By Ray Kozakewicz, Fort Lee Public Affairs
FORT LEE, Va. – Five Quartermaster Soldiers spent two days at a commercial sculpture studio in New York City Feb. 24-25 serving as models for castings that will soon be displayed in the U.S. Army Quartermaster Museum. Once complete in about 8-10 weeks, the hand-made figures will be featured in the museum exhibits.
The Soldiers are Sgt. Sidy Diallo, automated logistics specialist; Staff Sgt. Ronald Knowles, petroleum supply specialist; Sgt. 1st Class Stephanie Owens, culinary specialist; Sgt. 1st Class Matthew Prager, rigger; and Sgt. 1st Class Rebecca Smith, mortuary affairs specialist.
“Our plan is for these museum figures to represent five departments of the Quartermaster Corps,” said Paul Morando, Quartermaster Museum director, who traveled with the Soldiers and helped direct the work by the artists at Atta Studios. “All of the figures will be placed within our existing gallery in permanent exhibits depicting their work.”
Morando said, “In the planning process, I had an early challenge to determine how they would be used. Should they just stand as statues or did we want to engage them in some type of activity? There is nothing interactive if they just stood at attention. In our gallery, for example, we have a pipeline that is part of our Petroleum and Water Exhibit. So, the completed figure of the petroleum supply specialist – Staff Sgt. Knowles – will be bent over a wheel opening a pipeline. It will give the public an idea of what these Soldiers might do on a daily basis.”
“The Soldiers were fun to work with,” said Karen Atta, owner of Atta Studios. “This is our first project with the U.S. Army. For some projects, we use generic models, but to work with the Soldiers was a great experience. We were glad they came to New York too, and all were involved in helping to make sure we could do the work accurately.”
Atta has 30 years experience in unique hand-made objects. The firm has over 1,000 figures in the Smithsonian Institute, National Parks, and various museums around the world.

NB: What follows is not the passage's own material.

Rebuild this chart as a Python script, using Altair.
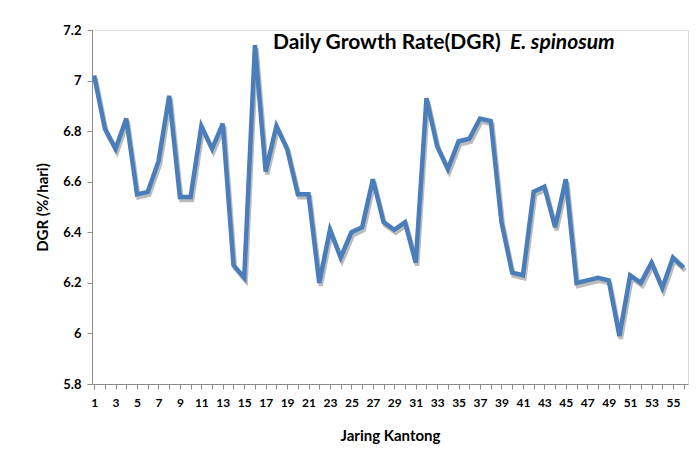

“It was an awesome opportunity to be selected,” said Smith, a 17-year service member. “This was totally unlike anything I have experienced. It was not as bad as it looks (having the material applied to her face).”
Smith noted, “when I found out I was chosen, my first thought was ‘my mom is going to die.’”
Smith’s figure will be holding a flag in the mortuary affairs exhibit.
Morando said it took about 2 hours total for each Soldier to be cast.
“The group of artists did multiple Soldiers at a time and different pieces of their body,” he said. “The face and head molds were one part, the hands were another while the body was another.”
The faces of each were done quickly in about 20 minutes. “The material dried quickly and the artists worked with each Soldier and explained the process,” Morando said.
He credited the Soldiers for being good sports and fully cooperative to allow the artists to complete their work. The departments selected each of the Soldiers.
“I wanted to have good representation of all walks of life of the Quartermaster Corps,” he noted. “The figures will represent a typical Soldier not an individual. It’s who they represent.”
Morando said, “I worked with the artists to explain what we’re trying to go for on each type of look. For mortuary affairs, it was important to maintain a somber look. The pose the Soldier (Sgt. 1st Class Smith) was in will be holding or cradling a flag.”
The figure of Prager will hold a parachute cord representing the parachute rigger specialty, Morando said.
Each of the figures will match the height and angles of the exhibits. Uniforms will be added to the figures in New York and then a resin coating will be applied. All will be approved by Morando before they are delivered to the museum.
“It was exciting to visit New York for the first time,” said Knowles, a 14-year Soldier. “It was really the defining moment of my career. Having an opportunity to be part of military history is so great.”